AI.Care 2023 kicks off with focus on global standards for innovation
The Australasian Institute of Digital Health’s (AIDH’s) AI.Care 2023 conference has kicked off in Melbourne with German physician Dr Eva Weicken delivering the opening plenary on setting global standards for health AI innovation.
Weicken is involved in the new WHO-ITU-WIPO Global Initiative on AI for Health (GI-AI4H) — an international initiative to promote the global adoption of standardised artificial intelligence solutions in health care, facilitate safe and appropriate use of AI, and ensure it fulfils its potential to support diagnosis and treatment.
Global adoption of standardised AI
“The initiative will ensure that AI solutions for health meet certain requirements, which can assist policymakers and regulators,” she said.
“It is our hope that these standards will also contribute to the democratisation of health care; providing new resources to regions that lack access to health care.”
The GI-AI4H, spearheaded by the United Nations organisations, the International Telecommunication Union (ITU), the World Health Organization (WHO) and the World Intellectual Property Organization (WIPO), was announced at the AI for Good Global Summit in July 2023. It builds on the momentum created by the ITU-WHO Focus Group on AI for Health (FG-AI4H).
Experts from academia, research, AI development, ethics, regulation, policymakers and clinicians are involved in the global initiative and include Australian Professor Sandeep Reddy FAIDH, who has written a textbook on AI in health care.
Weicken is co-chair of operations and co-chair of its Clinical Evaluation of AI for Health working group. This group developed a Clinical Evaluation of AI for Health framework, which gives guidance for best-practice evaluation of AI technologies in health, including a checklist for clinical evaluation of AI systems.
Clinical evaluation
“Clinical evaluation is fundamental to the safe and effective use of AI health technologies,” Weicken said. “It enables clinicians, patients, regulators and other stakeholders to have the evidence they need to assess the safety, effectiveness and likely value of the technology and its performance in their setting.
“From a clinical perspective, it’s very important these tools are safe, effective, fair and useful. If you want to use AI it must be certain that it will cause no harm. AI is like any other medical intervention, and it is crucial to weigh its benefits versus risks. Clinical evaluation is the way to effectively demonstrate the intended benefits.”
Weicken studied medicine at Ludwig-Maximilians-University in Munich and did her residency in neurology including intensive care and psychiatry rotations. After years of clinical practice and with the growing presence of AI in medicine she wanted to dive deeper into this field.

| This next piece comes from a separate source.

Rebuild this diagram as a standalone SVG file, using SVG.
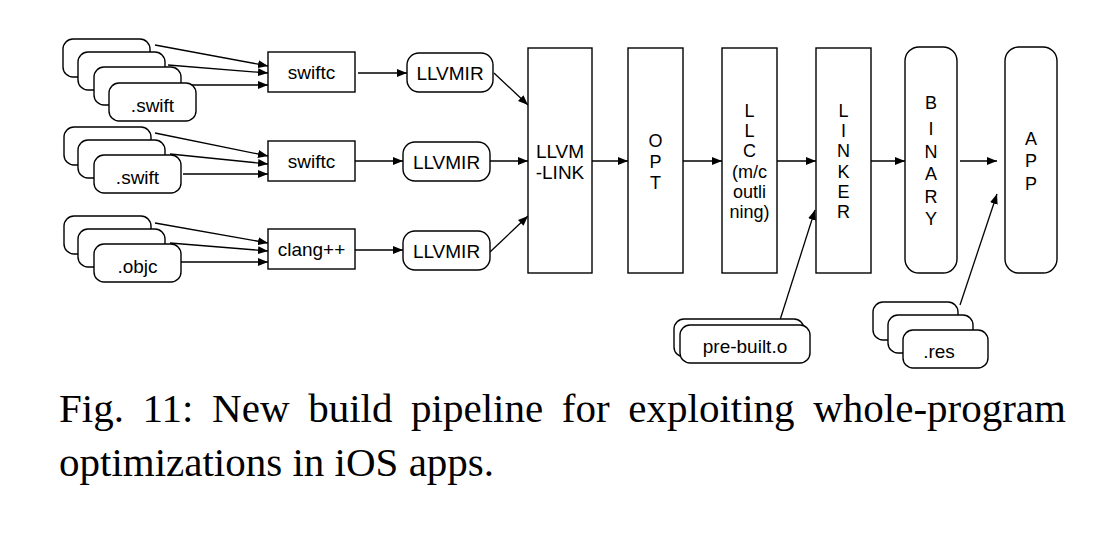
<svg xmlns="http://www.w3.org/2000/svg" width="1120" height="550" viewBox="0 0 1120 550">
<defs>
<marker id="ah" viewBox="0 0 10 8" refX="10" refY="4" markerWidth="10" markerHeight="8" markerUnits="userSpaceOnUse" orient="auto">
<path d="M0,0 L10,4 L0,8 z" fill="#000"/>
</marker>
</defs>
<style>
.card{fill:#fff;stroke:#000;stroke-width:1.4}
.box{fill:#fff;stroke:#000;stroke-width:1.4}
.lbl{font-family:"Liberation Sans",Arial,sans-serif;font-size:19px;fill:#000;text-anchor:middle}
.vl{font-family:"Liberation Sans",Arial,sans-serif;font-size:18px;fill:#000;text-anchor:middle}
.cap{font-family:"Liberation Serif","Times New Roman",serif;font-size:41px;fill:#000}
#connectors line{stroke:#000;stroke-width:1.3;fill:none;marker-end:url(#ah)}
</style>
<rect width="1120" height="550" fill="#fff"/>

<g id="connectors">
<line x1="155" y1="45" x2="268" y2="66"/>
<line x1="168" y1="65" x2="268" y2="73"/>
<line x1="181" y1="85" x2="268" y2="85"/>
<line x1="155" y1="133" x2="268" y2="156"/>
<line x1="170" y1="154" x2="268" y2="164"/>
<line x1="183" y1="174" x2="268" y2="174"/>
<line x1="155" y1="223" x2="268" y2="243"/>
<line x1="170" y1="243" x2="268" y2="251"/>
<line x1="180" y1="262" x2="268" y2="262"/>
<line x1="358" y1="73" x2="407" y2="73"/>
<line x1="355" y1="161" x2="403" y2="161"/>
<line x1="355" y1="250" x2="403" y2="250"/>
<line x1="494" y1="73" x2="528" y2="105"/>
<line x1="490" y1="161" x2="528" y2="161"/>
<line x1="490" y1="252" x2="528" y2="216"/>
<line x1="592" y1="161" x2="628" y2="161"/>
<line x1="683" y1="161" x2="722" y2="161"/>
<line x1="777" y1="161" x2="816" y2="161"/>
<line x1="871" y1="161" x2="905" y2="161"/>
<line x1="960" y1="161" x2="997" y2="161"/>
<line x1="780" y1="320" x2="815" y2="210"/>
<line x1="960" y1="305" x2="997" y2="194"/>
</g>

<g id="swift-files-1">
<rect class="card" x="63" y="39" width="87" height="38" rx="10"/>
<rect class="card" x="78" y="52" width="87" height="38" rx="10"/>
<rect class="card" x="94" y="67" width="87" height="38" rx="10"/>
<rect class="card" x="109" y="83" width="87" height="38" rx="10"/>
<text class="lbl" x="152.5" y="112">.swift</text>
</g>
<g id="swift-files-2">
<rect class="card" x="64" y="127" width="87" height="38" rx="10"/>
<rect class="card" x="78" y="140" width="87" height="38" rx="10"/>
<rect class="card" x="94" y="155" width="87" height="38" rx="10"/>
<text class="lbl" x="137.5" y="184">.swift</text>
</g>
<g id="objc-files">
<rect class="card" x="64" y="216" width="87" height="38" rx="10"/>
<rect class="card" x="78" y="229" width="87" height="38" rx="10"/>
<rect class="card" x="94" y="244" width="87" height="38" rx="10"/>
<text class="lbl" x="137.5" y="273">.objc</text>
</g>

<g id="swiftc-1"><rect class="box" x="268" y="52" width="87" height="40"/><text class="lbl" x="311.5" y="79">swiftc</text></g>
<g id="swiftc-2"><rect class="box" x="268" y="141" width="87" height="40"/><text class="lbl" x="311.5" y="168">swiftc</text></g>
<g id="clang"><rect class="box" x="268" y="229" width="87" height="40"/><text class="lbl" x="311.5" y="256">clang++</text></g>

<g id="llvmir-1"><rect class="box" x="407" y="53" width="86" height="39" rx="12"/><text class="lbl" x="450" y="80">LLVMIR</text></g>
<g id="llvmir-2"><rect class="box" x="403" y="142" width="87" height="39" rx="12"/><text class="lbl" x="446.5" y="169">LLVMIR</text></g>
<g id="llvmir-3"><rect class="box" x="403" y="231" width="87" height="39" rx="12"/><text class="lbl" x="446.5" y="258">LLVMIR</text></g>

<g id="llvm-link"><rect class="box" x="528" y="48" width="64" height="225"/>
<text class="lbl" x="560" y="158">LLVM</text><text class="lbl" x="560" y="179">-LINK</text></g>

<g id="opt"><rect class="box" x="628" y="48" width="55" height="225"/>
<text class="vl" x="655.5" y="147">O</text><text class="vl" x="655.5" y="168">P</text><text class="vl" x="655.5" y="189">T</text></g>

<g id="llc"><rect class="box" x="722" y="48" width="55" height="225"/>
<text class="vl" x="749.5" y="117">L</text><text class="vl" x="749.5" y="137">L</text><text class="vl" x="749.5" y="157">C</text>
<text class="vl" x="749.5" y="178">(m/c</text><text class="vl" x="749.5" y="198">outli</text><text class="vl" x="749.5" y="218">ning)</text></g>

<g id="linker"><rect class="box" x="816" y="48" width="55" height="225"/>
<text class="vl" x="843.5" y="117">L</text><text class="vl" x="843.5" y="137">I</text><text class="vl" x="843.5" y="157">N</text>
<text class="vl" x="843.5" y="178">K</text><text class="vl" x="843.5" y="198">E</text><text class="vl" x="843.5" y="218">R</text></g>

<g id="binary"><rect class="box" x="905" y="47" width="52" height="226" rx="14"/>
<text class="vl" x="931" y="109">B</text><text class="vl" x="931" y="135">I</text><text class="vl" x="931" y="158">N</text>
<text class="vl" x="931" y="180">A</text><text class="vl" x="931" y="203">R</text><text class="vl" x="931" y="225">Y</text></g>

<g id="app"><rect class="box" x="1005" y="47" width="52" height="226" rx="14"/>
<text class="vl" x="1031" y="145">A</text><text class="vl" x="1031" y="167">P</text><text class="vl" x="1031" y="190">P</text></g>

<g id="prebuilt">
<rect class="card" x="674" y="319" width="130" height="38" rx="10"/>
<rect class="card" x="680" y="325" width="130" height="38" rx="10"/>
<text class="lbl" x="745" y="353">pre-built.o</text>
</g>

<g id="res-files">
<rect class="card" x="873" y="302" width="85" height="38" rx="10"/>
<rect class="card" x="888" y="315" width="85" height="38" rx="10"/>
<rect class="card" x="903" y="330" width="85" height="38" rx="10"/>
<text class="lbl" x="939" y="358">.res</text>
</g>

<g id="caption">
<text class="cap" x="59" y="422" word-spacing="8.4">Fig. 11: New build pipeline for exploiting whole-program</text>
<text class="cap" x="59" y="476">optimizations in iOS apps.</text>
</g>
</svg>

As Chief Medical Officer in the Department of Artificial Intelligence at Fraunhofer Heinrich Hertz Institute for Telecommunications in Berlin, her research focuses on finding solutions for the safe, fair and effective use and applicability of AI in health, which requires an interdisciplinary approach.
The AI department specialises in explainable AI and applied machine learning, efficient methods for AI, standardisation and quality assessment for AI in health and other domains.
Lack of internationally accepted standards
She said digital health technologies, in particular AI, were progressing rapidly and playing a transformative role in health care, for example through applications in diagnostics, therapy and clinical workflows. AI can assist in addressing the shortage of healthcare professionals, especially in remote regions.
“However, progress in data-driven health solutions is hampered by the lack of internationally accepted standards for quality assessment to ensure their safe, effective and equitable application,” Weicken said.
The Global Initiative on AI for Health is a continuation of the ITU/WHO Focus Group on AI for Health (FG-AI4H, established in 2018, which ended in September 2023). FG-AI4H established working groups on ethics, regulation, clinical evaluation and data specification, which documented best practices and made open-source software available for independent assessment of medical AI solutions in line with the UN’s Sustainable Development Goals.